• Exercise details
Write out every line exactly, from the start of the records below to the line with "109.8, 139, 159.3];", and stop there. Don't write out the pictures.

Raw records
☆ ☆ ☆ ☆ ☆ ☆ ☆

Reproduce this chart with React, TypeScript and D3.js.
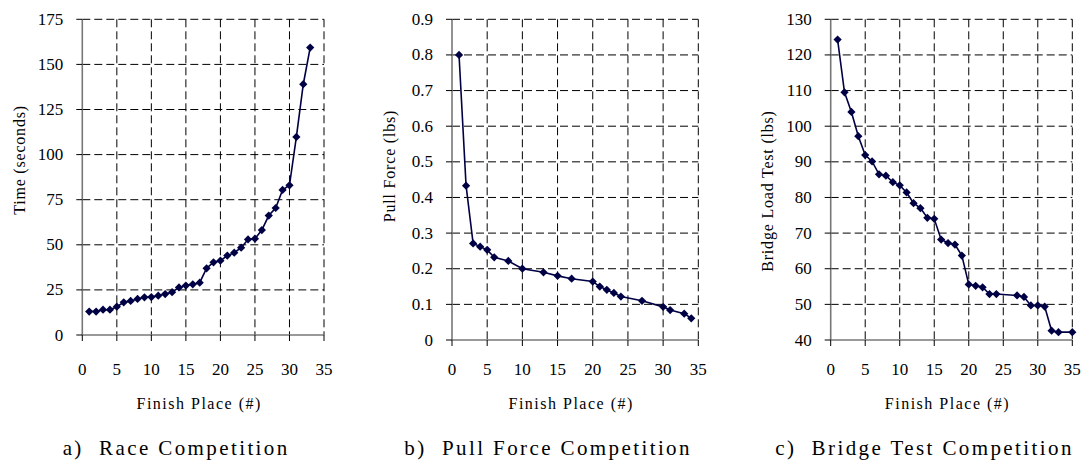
import React from 'react';
import * as d3 from 'd3';

// Race competition: finish place vs time (seconds)
const racePlace = [1, 2, 3, 4, 5, 6, 7, 8, 9, 10, 11, 12, 13, 14, 15, 16, 17, 18, 19, 20, 21, 22, 23, 24, 25, 26, 27, 28, 29, 30, 31, 32, 33];
const raceTime = [13, 13, 14, 14, 15.7, 18.1, 18.9, 20, 20.9, 21, 21.8, 22.7, 23.7, 26.4, 27.4, 28.1, 29, 37, 40.3, 41.2, 44, 45.6, 48.4, 53, 53.4, 58.2, 66.2, 70.4, 80.4, 83, 109.8, 139, 159.3];

// Pull force competition
const pullPlace = [1, 2, 3, 4, 5, 6, 8, 10, 13, 15, 17, 20, 21, 22, 23, 24, 27, 30, 31, 33, 34];
const pullForce = [0.8, 0.433, 0.271, 0.262, 0.253, 0.232, 0.222, 0.2, 0.19, 0.18, 0.172, 0.164, 0.15, 0.141, 0.132, 0.122, 0.11, 0.093, 0.084, 0.074, 0.061];

// Bridge load test competition
const bridgePlace = [1, 2, 3, 4, 5, 6, 7, 8, 9, 10, 11, 12, 13, 14, 15, 16, 17, 18, 19, 20, 21, 22, 23, 24, 27, 28, 29, 30, 31, 32, 33, 35];
const bridgeLoad = [124.3, 109.5, 104, 97.2, 91.9, 90.1, 86.5, 86.1, 84.3, 83.4, 81.4, 78.4, 77, 74.3, 74, 68.2, 67.2, 66.8, 63.7, 55.6, 55.2, 54.8, 52.9, 52.9, 52.5, 52.1, 49.7, 49.7, 49.4, 42.6, 42.2, 42.2];

const xTicks = [0, 5, 10, 15, 20, 25, 30, 35];
const raceTicks = [0, 25, 50, 75, 100, 125, 150, 175];
const pullTicks = [0, 0.1, 0.2, 0.3, 0.4, 0.5, 0.6, 0.7, 0.8, 0.9];
const bridgeTicks = [40, 50, 60, 70, 80, 90, 100, 110, 120, 130];

const FONT = "'Liberation Serif', 'Times New Roman', serif";
const LINE = '#000044';

type PanelProps = {
  xs: number[];
  ys: number[];
  yTicks: number[];
  yFmt: (v: number) => string;
  left: number;
  right: number;
  top: number;
  bottom: number;
  yTitle: string;
  yTitleY: number;
  caption: string;
};

const Panel = ({ xs, ys, yTicks, yFmt, left, right, top, bottom, yTitle, yTitleY, caption }: PanelProps) => {
  const x = d3.scaleLinear().domain([0, 35]).range([left, right]);
  const y = d3.scaleLinear().domain(d3.extent(yTicks) as [number, number]).range([bottom, top]);
  const pts = xs.map((v, i) => [v, ys[i]] as [number, number]);
  const lineGen = d3.line<[number, number]>().x(d => x(d[0])).y(d => y(d[1]));
  const marker = d3.symbol(d3.symbolSquare, 34)() as string;
  const cx = (left + right) / 2;

  return (
    <g style={{ fontFamily: FONT }} fill="#000">
      {/* dashed grid */}
      {yTicks.slice(1).map(t => (
        <line key={'gy' + t} x1={left} x2={right} y1={y(t)} y2={y(t)} stroke="#000" strokeWidth={1} strokeDasharray="8,4" />
      ))}
      {xTicks.slice(1).map(t => (
        <line key={'gx' + t} x1={x(t)} x2={x(t)} y1={top} y2={bottom} stroke="#000" strokeWidth={1} strokeDasharray="8,4" />
      ))}
      {/* axes */}
      <line x1={left} x2={left} y1={top} y2={bottom} stroke="#777" strokeWidth={1.6} />
      <line x1={left} x2={right} y1={bottom} y2={bottom} stroke="#777" strokeWidth={1.6} />
      {yTicks.map(t => (
        <g key={'ty' + t}>
          <line x1={left - 6} x2={left} y1={y(t)} y2={y(t)} stroke="#000" />
          <text x={left - 19} y={y(t)} textAnchor="end" dominantBaseline="central" fontSize={17}>{yFmt(t)}</text>
        </g>
      ))}
      {xTicks.map(t => (
        <g key={'tx' + t}>
          <line x1={x(t)} x2={x(t)} y1={bottom} y2={bottom + 6} stroke="#000" />
          <text x={x(t)} y={375} textAnchor="middle" fontSize={17}>{t}</text>
        </g>
      ))}
      {/* data */}
      <path d={lineGen(pts) as string} fill="none" stroke={LINE} strokeWidth={1.6} />
      {pts.map((p, i) => (
        <path key={i} d={marker} transform={`translate(${x(p[0])},${y(p[1])}) rotate(45)`} fill={LINE} />
      ))}
      {/* titles */}
      <text transform={`translate(${left - 63},${yTitleY}) rotate(-90)`} textAnchor="middle" dominantBaseline="central" fontSize={16} letterSpacing={0.8}>{yTitle}</text>
      <text x={cx - 4} y={409} textAnchor="middle" fontSize={16} letterSpacing={1.5}>Finish Place (#)</text>
      <text x={cx - 27} y={455} textAnchor="middle" fontSize={21} letterSpacing={2.4} xmlSpace="preserve">{caption}</text>
    </g>
  );
};

const App = () => {
  const fmtInt = (v: number) => String(v);
  const fmtDec = (v: number) => (v === 0 ? '0' : d3.format('.1f')(v));
  return (
    <svg width={1086} height={464} style={{ position: 'absolute', left: 0, top: 0, background: '#fff' }}>
      <Panel xs={racePlace} ys={raceTime} yTicks={raceTicks} yFmt={fmtInt}
        left={82.3} right={324} top={19.3} bottom={335} yTitle="Time (seconds)" yTitleY={160} caption="a)  Race Competition" />
      <Panel xs={pullPlace} ys={pullForce} yTicks={pullTicks} yFmt={fmtDec}
        left={452} right={698.3} top={19.3} bottom={340} yTitle="Pull Force (lbs)" yTitleY={166} caption="b)  Pull Force Competition" />
      <Panel xs={bridgePlace} ys={bridgeLoad} yTicks={bridgeTicks} yFmt={fmtInt}
        left={830.7} right={1072.3} top={19.3} bottom={340} yTitle="Bridge Load Test (lbs)" yTitleY={191} caption="c)  Bridge Test Competition" />
    </svg>
  );
};

export default App;
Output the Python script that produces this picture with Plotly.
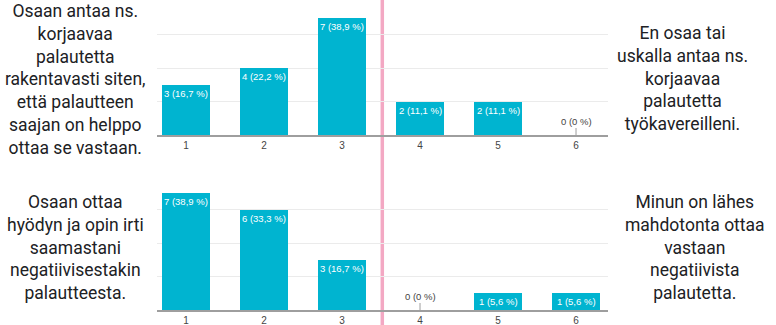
import plotly.graph_objects as go

categories = [1, 2, 3, 4, 5, 6]
counts_top = [3, 4, 7, 2, 2, 0]
counts_bottom = [7, 6, 3, 0, 1, 1]
left_top_text = ["Osaan antaa ns.", "korjaavaa", "palautetta", "rakentavasti siten,",
                 "että palautteen", "saajan on helppo", "ottaa se vastaan."]
right_top_text = ["En osaa tai", "uskalla antaa ns.", "korjaavaa", "palautetta",
                  "työkavereilleni."]
left_bottom_text = ["Osaan ottaa", "hyödyn ja opin irti", "saamastani",
                    "negatiivisestakin", "palautteesta."]
right_bottom_text = ["Minun on lähes", "mahdotonta ottaa", "vastaan",
                     "negatiivista", "palautetta."]

W, H = 776, 325
BAR = "#00b4d0"
CHART_FONT = "Arial, Liberation Sans, sans-serif"


def label(v, total):
    pct = f"{100 * v / total:.1f}".replace(".", ",")
    if pct.endswith(",0"):
        pct = pct[:-2]
    return f"{v} ({pct} %)"


def px_x(p):
    return p / W


def px_y(p):
    return 1 - p / H


fig = go.Figure()

for counts, xa, ya in [(counts_top, "x", "y"), (counts_bottom, "x2", "y2")]:
    total = sum(counts)
    fig.add_trace(go.Bar(
        x=categories, y=counts, xaxis=xa, yaxis=ya,
        marker=dict(color=BAR, line=dict(width=0)), width=0.615,
        showlegend=False, hoverinfo="skip",
    ))
    for c, v in zip(categories, counts):
        if v == 0:
            fig.add_annotation(
                x=c, y=0, xref=xa, yref=ya, text=label(v, total),
                showarrow=True, arrowhead=0, arrowwidth=1, arrowcolor="#9e9e9e",
                ax=0, ay=-14, standoff=0,
                font=dict(size=9.5, color="#444", family=CHART_FONT),
            )
        else:
            fig.add_annotation(
                x=c, y=v, xref=xa, yref=ya, text=label(v, total),
                showarrow=False, xanchor="center", yanchor="top", yshift=-1,
                font=dict(size=9.5, color="white", family=CHART_FONT),
            )

xdom = [px_x(157), px_x(608)]
xaxis_common = dict(
    domain=xdom, range=[0.628, 6.41], tickvals=categories,
    showgrid=False, showline=True, linecolor="#9e9e9e", linewidth=1.5,
    ticks="", tickfont=dict(size=10, color="#444", family=CHART_FONT),
    zeroline=False, fixedrange=True,
)
yaxis_common = dict(
    range=[0, 8], tickvals=[2, 4, 6], showticklabels=False,
    showgrid=True, gridcolor="#ebebeb", gridwidth=1, zeroline=False, fixedrange=True,
)

fig.update_layout(
    width=W, height=H, margin=dict(l=0, r=0, t=0, b=0),
    paper_bgcolor="white", plot_bgcolor="white", bargap=0,
    xaxis=dict(anchor="y", **xaxis_common),
    yaxis=dict(anchor="x", domain=[px_y(135), px_y(1)], **yaxis_common),
    xaxis2=dict(anchor="y2", **xaxis_common),
    yaxis2=dict(anchor="x2", domain=[px_y(310), px_y(176)], **yaxis_common),
)

TEXT_FONT = dict(family="Roboto, Arial, sans-serif", size=17.5, color="#202124")
for lines, cx, cy in [(left_top_text, 75, 79.5), (right_top_text, 682, 78),
                      (left_bottom_text, 75, 247), (right_bottom_text, 695, 247)]:
    fig.add_annotation(
        x=px_x(cx), y=px_y(cy), xref="paper", yref="paper",
        text="<br>".join(lines), showarrow=False, align="center",
        xanchor="center", yanchor="middle", font=TEXT_FONT,
    )

fig.add_shape(type="line", xref="paper", yref="paper",
              x0=px_x(382.3), x1=px_x(382.3), y0=0, y1=1,
              line=dict(color="#f3a8c3", width=3.5), layer="below")

fig.write_html("out.html")
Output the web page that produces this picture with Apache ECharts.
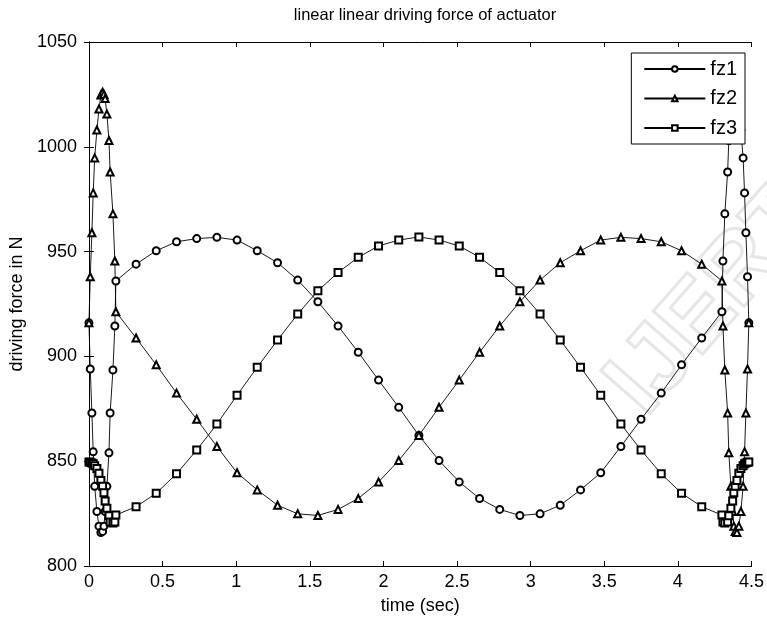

☆ ☆ ☆ ☆ ☆ ☆ ☆

• Result for this task
Reproduce this chart with React, TypeScript and D3.js.
import React from 'react';
import * as d3 from 'd3';

// Race competition: finish place vs time (seconds)
const racePlace = [1, 2, 3, 4, 5, 6, 7, 8, 9, 10, 11, 12, 13, 14, 15, 16, 17, 18, 19, 20, 21, 22, 23, 24, 25, 26, 27, 28, 29, 30, 31, 32, 33];
const raceTime = [13, 13, 14, 14, 15.7, 18.1, 18.9, 20, 20.9, 21, 21.8, 22.7, 23.7, 26.4, 27.4, 28.1, 29, 37, 40.3, 41.2, 44, 45.6, 48.4, 53, 53.4, 58.2, 66.2, 70.4, 80.4, 83, 109.8, 139, 159.3];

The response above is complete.